# Challenge:
Pull out each line of the data that includes the word "React".

(Source code of charts)

____

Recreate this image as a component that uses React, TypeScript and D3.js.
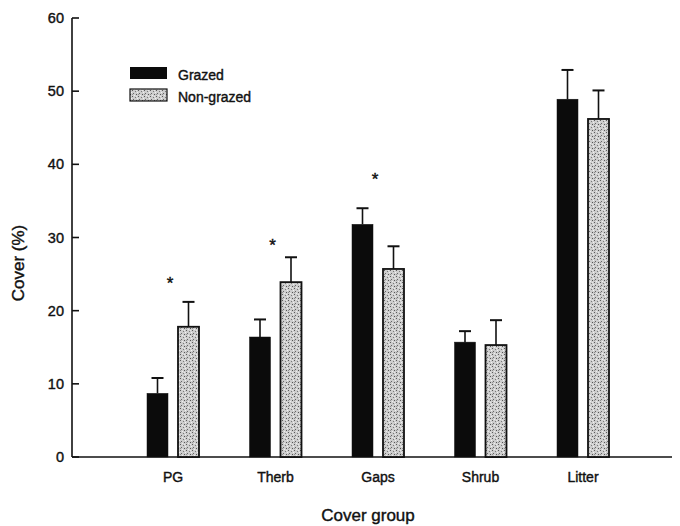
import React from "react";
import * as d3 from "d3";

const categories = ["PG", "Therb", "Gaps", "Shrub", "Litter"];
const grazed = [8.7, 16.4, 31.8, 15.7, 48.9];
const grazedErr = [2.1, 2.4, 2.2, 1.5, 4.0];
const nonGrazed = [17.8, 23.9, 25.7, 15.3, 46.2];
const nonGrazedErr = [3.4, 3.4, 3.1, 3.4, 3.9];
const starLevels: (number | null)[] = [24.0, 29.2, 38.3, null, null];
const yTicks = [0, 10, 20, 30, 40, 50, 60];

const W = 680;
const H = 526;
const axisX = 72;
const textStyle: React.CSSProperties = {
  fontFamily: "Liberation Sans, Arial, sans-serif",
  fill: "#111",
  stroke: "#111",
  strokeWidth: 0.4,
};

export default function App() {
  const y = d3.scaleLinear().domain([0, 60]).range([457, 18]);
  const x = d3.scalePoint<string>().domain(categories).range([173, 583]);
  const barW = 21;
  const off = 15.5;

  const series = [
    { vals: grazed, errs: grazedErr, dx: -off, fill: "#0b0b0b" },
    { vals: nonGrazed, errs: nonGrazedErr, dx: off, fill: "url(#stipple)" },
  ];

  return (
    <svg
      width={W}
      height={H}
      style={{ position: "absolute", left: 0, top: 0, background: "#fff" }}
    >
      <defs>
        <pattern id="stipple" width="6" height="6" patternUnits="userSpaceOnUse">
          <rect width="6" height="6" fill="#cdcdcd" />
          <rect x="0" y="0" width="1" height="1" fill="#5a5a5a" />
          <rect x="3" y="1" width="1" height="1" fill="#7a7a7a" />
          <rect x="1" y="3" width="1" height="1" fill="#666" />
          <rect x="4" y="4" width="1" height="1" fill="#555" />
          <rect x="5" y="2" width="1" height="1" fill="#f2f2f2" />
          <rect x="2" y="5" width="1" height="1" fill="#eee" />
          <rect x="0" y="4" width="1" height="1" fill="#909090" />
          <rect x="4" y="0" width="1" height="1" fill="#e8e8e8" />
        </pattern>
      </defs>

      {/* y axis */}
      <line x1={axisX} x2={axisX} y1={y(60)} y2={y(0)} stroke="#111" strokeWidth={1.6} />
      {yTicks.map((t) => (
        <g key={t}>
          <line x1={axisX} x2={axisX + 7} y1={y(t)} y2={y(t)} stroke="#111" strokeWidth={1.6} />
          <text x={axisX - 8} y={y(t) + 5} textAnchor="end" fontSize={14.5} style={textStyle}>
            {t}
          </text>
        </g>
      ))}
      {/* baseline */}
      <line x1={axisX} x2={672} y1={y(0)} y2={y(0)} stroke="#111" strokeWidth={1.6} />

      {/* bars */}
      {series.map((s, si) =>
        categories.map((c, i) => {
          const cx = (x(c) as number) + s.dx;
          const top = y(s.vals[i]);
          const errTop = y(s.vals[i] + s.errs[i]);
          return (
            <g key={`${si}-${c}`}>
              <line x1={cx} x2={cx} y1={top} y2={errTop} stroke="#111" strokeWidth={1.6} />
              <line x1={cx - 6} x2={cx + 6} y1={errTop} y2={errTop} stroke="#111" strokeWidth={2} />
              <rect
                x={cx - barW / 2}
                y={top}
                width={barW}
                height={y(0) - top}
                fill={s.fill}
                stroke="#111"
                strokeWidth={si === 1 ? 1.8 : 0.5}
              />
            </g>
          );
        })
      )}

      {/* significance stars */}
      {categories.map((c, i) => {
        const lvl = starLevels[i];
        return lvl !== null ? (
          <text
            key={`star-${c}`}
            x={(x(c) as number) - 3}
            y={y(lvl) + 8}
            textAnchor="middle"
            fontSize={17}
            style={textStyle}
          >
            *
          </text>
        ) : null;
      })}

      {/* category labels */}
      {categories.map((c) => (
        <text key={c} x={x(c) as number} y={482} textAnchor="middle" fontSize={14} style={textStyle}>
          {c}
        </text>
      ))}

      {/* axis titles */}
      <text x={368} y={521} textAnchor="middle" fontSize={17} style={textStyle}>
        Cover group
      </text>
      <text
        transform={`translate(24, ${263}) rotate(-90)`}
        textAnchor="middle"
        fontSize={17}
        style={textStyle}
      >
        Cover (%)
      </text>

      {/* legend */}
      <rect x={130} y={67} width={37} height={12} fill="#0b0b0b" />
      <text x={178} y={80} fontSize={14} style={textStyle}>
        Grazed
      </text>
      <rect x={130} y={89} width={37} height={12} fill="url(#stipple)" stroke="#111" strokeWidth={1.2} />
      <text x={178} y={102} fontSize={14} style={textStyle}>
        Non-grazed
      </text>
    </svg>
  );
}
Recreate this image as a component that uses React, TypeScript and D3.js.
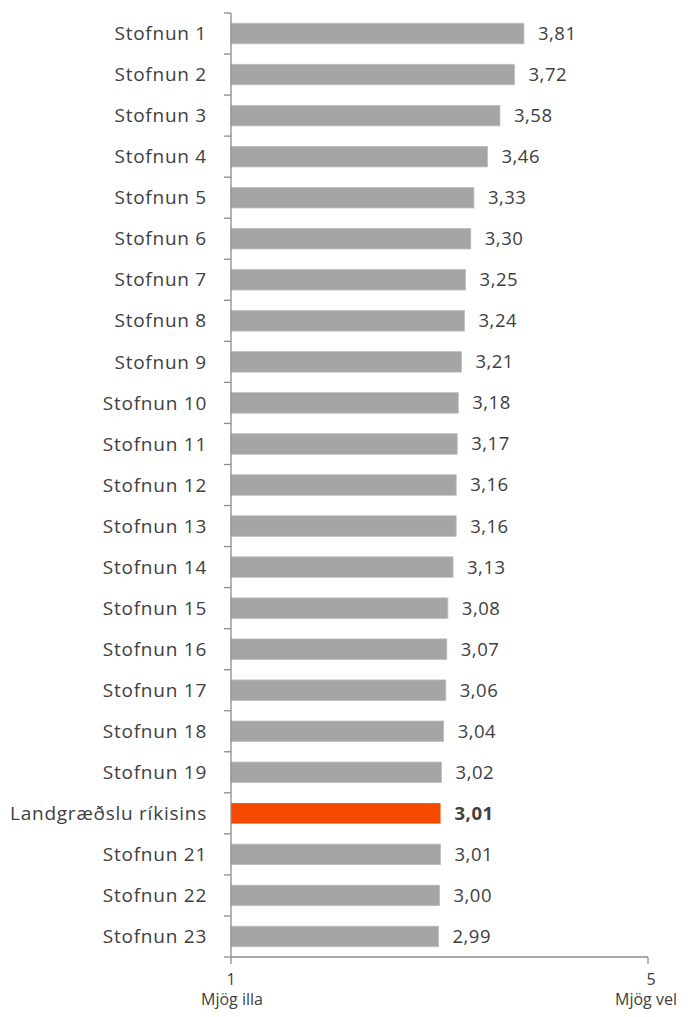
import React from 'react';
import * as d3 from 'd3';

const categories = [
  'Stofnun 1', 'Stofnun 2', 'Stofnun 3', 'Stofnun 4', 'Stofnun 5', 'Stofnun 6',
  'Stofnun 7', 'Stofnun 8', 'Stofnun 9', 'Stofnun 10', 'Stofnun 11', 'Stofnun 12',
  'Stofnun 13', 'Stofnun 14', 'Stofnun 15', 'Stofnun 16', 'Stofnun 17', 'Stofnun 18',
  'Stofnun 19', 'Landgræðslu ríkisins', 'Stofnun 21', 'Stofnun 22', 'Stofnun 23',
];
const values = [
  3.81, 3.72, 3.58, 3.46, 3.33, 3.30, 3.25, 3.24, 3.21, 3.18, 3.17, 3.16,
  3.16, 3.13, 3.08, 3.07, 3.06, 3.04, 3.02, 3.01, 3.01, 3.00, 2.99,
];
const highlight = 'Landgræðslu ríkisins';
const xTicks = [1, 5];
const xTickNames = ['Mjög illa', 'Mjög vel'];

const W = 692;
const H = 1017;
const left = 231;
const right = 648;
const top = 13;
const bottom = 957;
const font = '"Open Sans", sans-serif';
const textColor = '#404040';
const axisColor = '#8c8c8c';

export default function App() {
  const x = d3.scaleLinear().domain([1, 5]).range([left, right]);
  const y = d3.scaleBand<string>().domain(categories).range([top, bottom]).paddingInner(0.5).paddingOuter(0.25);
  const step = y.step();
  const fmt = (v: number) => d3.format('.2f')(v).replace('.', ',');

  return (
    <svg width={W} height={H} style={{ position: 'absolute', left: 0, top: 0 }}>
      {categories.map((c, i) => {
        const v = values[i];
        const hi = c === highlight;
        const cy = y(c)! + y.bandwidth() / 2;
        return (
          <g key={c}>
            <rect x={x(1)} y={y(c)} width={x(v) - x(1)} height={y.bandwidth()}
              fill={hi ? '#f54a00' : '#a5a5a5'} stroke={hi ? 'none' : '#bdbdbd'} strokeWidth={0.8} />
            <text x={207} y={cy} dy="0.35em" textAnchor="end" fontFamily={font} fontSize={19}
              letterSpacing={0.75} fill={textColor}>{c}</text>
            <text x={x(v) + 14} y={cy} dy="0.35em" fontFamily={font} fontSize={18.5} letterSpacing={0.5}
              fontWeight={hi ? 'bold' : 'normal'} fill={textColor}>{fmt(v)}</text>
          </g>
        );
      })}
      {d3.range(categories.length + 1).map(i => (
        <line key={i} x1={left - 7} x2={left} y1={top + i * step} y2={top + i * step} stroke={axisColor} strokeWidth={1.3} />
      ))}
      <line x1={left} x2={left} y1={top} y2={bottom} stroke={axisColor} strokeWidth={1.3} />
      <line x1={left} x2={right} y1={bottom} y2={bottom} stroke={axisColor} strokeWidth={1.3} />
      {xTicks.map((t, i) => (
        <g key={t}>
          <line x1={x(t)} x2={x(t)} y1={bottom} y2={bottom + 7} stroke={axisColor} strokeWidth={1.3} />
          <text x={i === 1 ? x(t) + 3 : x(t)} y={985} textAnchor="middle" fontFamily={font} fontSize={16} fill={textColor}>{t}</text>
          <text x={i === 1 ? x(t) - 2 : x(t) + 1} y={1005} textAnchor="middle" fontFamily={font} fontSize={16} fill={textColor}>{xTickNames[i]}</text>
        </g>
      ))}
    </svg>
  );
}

____

# Output of the task:
Recreate this image as a component that uses React, TypeScript and D3.js.
import React from "react";
const textStyle: React.CSSProperties = {
Recreate this image as a component that uses React, TypeScript and D3.js.
import React from 'react';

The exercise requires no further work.